In recent times, the words, and some of the unfortunate predictions, in the Jamaspi, have started manifesting themselves in the world around us. During this cycle of our existence, we are doomed to witness the loss of our young ones. It is with dejection that we hear the news of young lives snuffed out in their prime. We cannot even begin to fathom the pain and tragedy that strikes the families of the young ones. Words fail to assuage the deep core of total devastation felt by the parents of these children.
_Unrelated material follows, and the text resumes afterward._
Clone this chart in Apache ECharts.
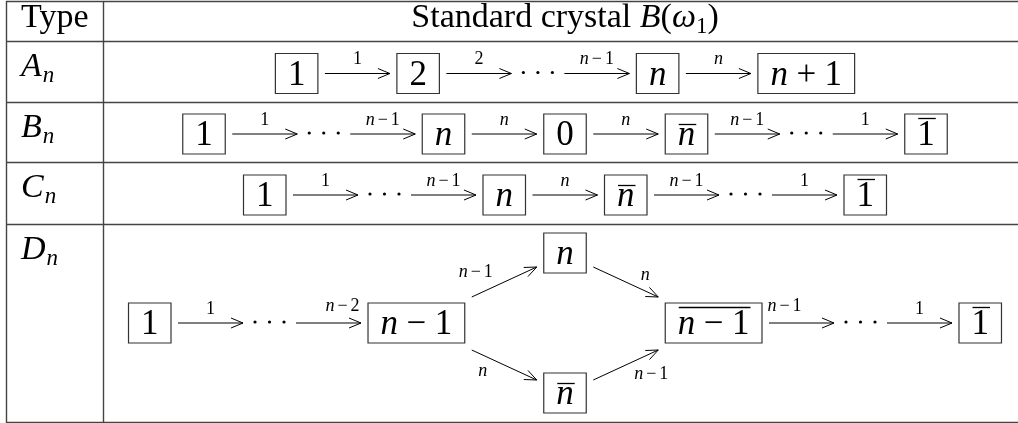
<!DOCTYPE html>
<html>
<head>
<meta charset="utf-8">
<script src="https://cdn.jsdelivr.net/npm/echarts@6/dist/echarts.min.js"></script>
<style>
  html, body { margin: 0; padding: 0; background: #fff; }
  #main { width: 1018px; height: 423px; }
</style>
</head>
<body>
<div id="main"></div>
<script>
// table content
const headers = ['Type', 'Standard crystal'];
const headerMath = ['B', '(', 'ω', '1', ')'];
const types = ['A', 'B', 'C', 'D'];
const typeSub = 'n';

// crystal chains: plain string = box, '>' + label = arrow, '...' = dots,
// '~' prefix = overlined box, '<>' = the split (diamond) part of D_n
const chainA = ['1', '>1', '2', '>2', '...', '>n−1', 'n', '>n', 'n+1'];
const chainB = ['1', '>1', '...', '>n−1', 'n', '>n', '0', '>n', '~n', '>n−1', '...', '>1', '~1'];
const chainC = ['1', '>1', '...', '>n−1', 'n', '>n', '~n', '>n−1', '...', '>1', '~1'];
const chainD = ['1', '>1', '...', '>n−2', 'n−1', '<>', '~n−1', '>n−1', '...', '>1', '~1'];
const diamondNodes = ['n', '~n'];                 // upper, lower
const diamondLabels = ['n−1', 'n', 'n', 'n−1'];   // up-in, up-out, down-in, down-out

// layout / style
const FAM = 'Liberation Serif';
const ROW_LINES = [1, 41, 102, 162, 224, 422];
const COL_LINES = [6, 103];
const CENTER_X = 565;
const BOX_H = 40, BOX_PAD = 12.5, ARROW = 65, GAP = 7, DOTS = 53;
const DIAG_DX = 65, DIAG_DY = 70;
const S_BOX = 35, S_LBL = 18, S_TXT = 34, S_SUB = 23;
const OP_BOX = 8.5, OP_LBL = 3;
const LABEL_NUDGE = { 3: [14, -3], 7: [-17, -3] }; // only row D

const ctx = document.createElement('canvas').getContext('2d');
const els = [];

function isItalic(ch) { return /[a-zA-Zα-ω]/.test(ch); }

function measure(str, size, opPad) {
  let x = 0;
  const runs = [];
  for (const ch of str) {
    const it = isItalic(ch);
    const op = ch === '+' || ch === '−';
    ctx.font = (it ? 'italic ' : '') + size + 'px "' + FAM + '"';
    if (op) x += opPad;
    const w = ctx.measureText(ch).width;
    runs.push({ t: ch, it: it, x: x });
    x += w;
    if (op) x += opPad;
  }
  return { runs: runs, width: x };
}

// baseline -> middle for canvas 'middle' text baseline
function midY(baseline, size) { return baseline - 0.3375 * size; }

function text(t, x, yMid, size, italic, align) {
  els.push({
    type: 'text', x: x, y: yMid, silent: true,
    style: {
      text: t, fontFamily: FAM, fontSize: size,
      fontStyle: italic ? 'italic' : 'normal',
      fill: '#000', align: align || 'left', verticalAlign: 'middle'
    }
  });
}

function line(x1, y1, x2, y2, w, c) {
  els.push({
    type: 'line', silent: true,
    shape: { x1: x1, y1: y1, x2: x2, y2: y2 },
    style: { stroke: c || '#000', lineWidth: w || 1 }
  });
}

function mathText(str, cx, yMid, size, opPad) {
  const m = measure(str, size, opPad);
  const x0 = cx - m.width / 2;
  m.runs.forEach(r => text(r.t, x0 + r.x, yMid, size, r.it));
  return { x0: x0, width: m.width };
}

function boxW(tok) {
  const s = tok[0] === '~' ? tok.slice(1) : tok;
  return measure(s, S_BOX, OP_BOX).width + 2 * BOX_PAD;
}

function drawBox(tok, x, yc) {
  const bar = tok[0] === '~';
  const s = bar ? tok.slice(1) : tok;
  const w = boxW(tok);
  els.push({
    type: 'rect', silent: true,
    shape: { x: x, y: yc - BOX_H / 2, width: w, height: BOX_H },
    style: { fill: 'none', stroke: '#333', lineWidth: 1.2 }
  });
  const t = mathText(s, x + w / 2, yc + 2, S_BOX, OP_BOX);
  if (bar) {
    const by = yc - BOX_H / 2 + (/\d/.test(s) ? 4.5 : 10.5);
    line(t.x0 + 1, by, t.x0 + t.width + 1, by, 1.3);
  }
  return w;
}

function arrow(x1, y1, x2, y2) {
  line(x1, y1, x2, y2, 1);
  const len = Math.hypot(x2 - x1, y2 - y1);
  const ux = (x2 - x1) / len, uy = (y2 - y1) / len;
  const hx = x2 - 12 * ux, hy = y2 - 12 * uy;
  els.push({
    type: 'polyline', silent: true,
    shape: { points: [[hx - 5 * uy, hy + 5 * ux], [x2, y2], [hx + 5 * uy, hy - 5 * ux]] },
    style: { stroke: '#000', lineWidth: 1, fill: 'none' }
  });
}

function tokWidth(tok) {
  if (tok === '...') return DOTS;
  if (tok === '<>') return 2 * DIAG_DX + 2 * GAP + Math.max(boxW(diamondNodes[0]), boxW(diamondNodes[1]));
  if (tok[0] === '>') return ARROW;
  return boxW(tok);
}

function drawChain(chain, yc, nudge) {
  let total = 0;
  chain.forEach((tok, i) => {
    total += tokWidth(tok);
    if (i > 0 && tok !== '...' && chain[i - 1] !== '...') total += GAP;
  });
  let x = CENTER_X - total / 2;
  chain.forEach((tok, i) => {
    if (i > 0 && tok !== '...' && chain[i - 1] !== '...') x += GAP;
    const w = tokWidth(tok);
    if (tok === '...') {
      [12, 26.5, 41].forEach(d => els.push({
        type: 'circle', silent: true,
        shape: { cx: x + d, cy: yc - 1, r: 1.6 },
        style: { fill: '#000' }
      }));
    } else if (tok === '<>') {
      const nw = w - 2 * DIAG_DX - 2 * GAP;
      const xo = x + DIAG_DX + 2 * GAP + nw;
      // upper branch
      arrow(x, yc - 26, x + DIAG_DX, yc - DIAG_DY + 14);
      drawBox(diamondNodes[0], x + DIAG_DX + GAP, yc - DIAG_DY);
      arrow(xo, yc - DIAG_DY + 14, xo + DIAG_DX, yc - 26);
      // lower branch
      arrow(x, yc + 27, x + DIAG_DX, yc + DIAG_DY - 13);
      drawBox(diamondNodes[1], x + DIAG_DX + GAP, yc + DIAG_DY);
      arrow(xo, yc + DIAG_DY - 13, xo + DIAG_DX, yc + 27);
      mathText(diamondLabels[0], x + 4, yc - 51, S_LBL, OP_LBL);
      mathText(diamondLabels[1], xo + 52, yc - 48, S_LBL, OP_LBL);
      mathText(diamondLabels[2], x + 11, yc + 48, S_LBL, OP_LBL);
      mathText(diamondLabels[3], xo + 58, yc + 51, S_LBL, OP_LBL);
    } else if (tok[0] === '>') {
      arrow(x, yc, x + ARROW, yc);
      const nd = (nudge && nudge[i]) || [0, 0];
      mathText(tok.slice(1), x + ARROW / 2 + nd[0], midY(yc - 8, S_LBL) + nd[1], S_LBL, OP_LBL);
    } else {
      drawBox(tok, x, yc);
    }
    x += w;
  });
}

// table rules
ROW_LINES.forEach(y => line(COL_LINES[0], y + 0.5, 1018, y + 0.5, 1.4, '#444'));
COL_LINES.forEach(x => line(x + 0.5, ROW_LINES[0], x + 0.5, ROW_LINES[ROW_LINES.length - 1] + 1, 1.4, '#444'));

// header
text(headers[0], 21, midY(30, S_TXT), S_TXT, false);
(function () {
  ctx.font = S_TXT + 'px "' + FAM + '"';
  const wTitle = ctx.measureText(headers[1] + ' ').width;
  const parts = headerMath.map((t, i) => {
    const sub = i === 3;
    const size = sub ? S_SUB : S_TXT;
    ctx.font = (isItalic(t) ? 'italic ' : '') + size + 'px "' + FAM + '"';
    return { t: t, size: size, sub: sub, w: ctx.measureText(t).width };
  });
  const total = wTitle + parts.reduce((a, p) => a + p.w, 0);
  let x = CENTER_X - total / 2;
  text(headers[1], x, midY(30, S_TXT), S_TXT, false);
  x += wTitle;
  parts.forEach(p => {
    text(p.t, x, midY(p.sub ? 35 : 30, p.size), p.size, isItalic(p.t));
    x += p.w;
  });
})();

// rows
const chains = [chainA, chainB, chainC, chainD];
types.forEach((t, i) => {
  const top = ROW_LINES[i + 1], bottom = ROW_LINES[i + 2];
  const base = top + 38;
  ctx.font = 'italic ' + S_TXT + 'px "' + FAM + '"';
  const wA = ctx.measureText(t).width;
  text(t, 21, midY(base, S_TXT), S_TXT, true);
  text(typeSub, 21 + wA + 1, midY(base + 5, S_SUB), S_SUB, true);
  const yc = (top + bottom) / 2 + (i === 3 ? 0 : 2);
  drawChain(chains[i], yc, i === 3 ? LABEL_NUDGE : null);
});

const chart = echarts.init(document.getElementById('main'), null, { renderer: 'canvas' });
chart.setOption({
  backgroundColor: '#fff',
  animation: false,
  graphic: { elements: els }
});
</script>
</body>
</html>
The question which predominantly rises in the mind is, Why? These were good people, living clean lives, never harming another soul… why were they taken away so fast, so before their time, from us. It seems unjust on the part of God and we end up questioning His wisdom in our times of deep sorrow. There are innumerable questions that we seek answers to, so that we can deal with the shock of such incidents, so that things can start making some sense again, as only then on, can our process of healing commence.

Spirituality can be brutal in its honesty, but we must accept the divine dictum. Though no answers can truly give succor to the bereaved family and loved ones, here are a few answers that I have found from various sources:

  • Infant / Cradle Deaths: Children who die cradle deaths are the souls of our own loved ones who have come to see their families, and they leave once they see them settled and happy. Some say that these are very blessed souls who only had a few moments of their mortal life remaining on earth to complete, before they attained oneness with God.
  • Death in Young Age: The youth who die early or loved ones who suffer an incurable ailment and then pass away young, have come due to some karmic debt and once that is paid, they leave.
  • Accidental Deaths: Such deaths are often linked to time cycles – if the cycle is prone to disaster, then you may or may not escape.

Even so, all these are mere words, they are incapable of helping us cope with the loss that we face. However, there are some prayers which help us heal, and help us to forgive the loss and let go of the anger we feel. Firstly, we have to understand that the ones we love have returned to the energy where they came from. We can still vibe with them through our prayers. When we send them prayers, we are actually assisting them in their onward journey.

It is important to conduct the mandatory prayers as prescribed by our priests, but it is equally important for us to also chant prayers for our dearly departed. Within the first few days after death, we must offer the Sarosh Yasht Hadokht during the day and Sarosh Yasht Vadi at night for the soul of the dearly departed. This must be done after the mandatory Kusti and Sarosh Baaj is recited. As you recite these prayers, not only does the soul of your beloved one rejoice, but you also begin to heal. You definitely feel a sense of closure and you are able to let go.

Sarosh Yazad is the Yazad who becomes more powerful everytime you say His prayer. I pray that He is then able to pull you out of the deep pit of depression and help you to move forward with renewed faith. May God bless and help all those who are grieving for the loss of their loved ones. May God bless our Community.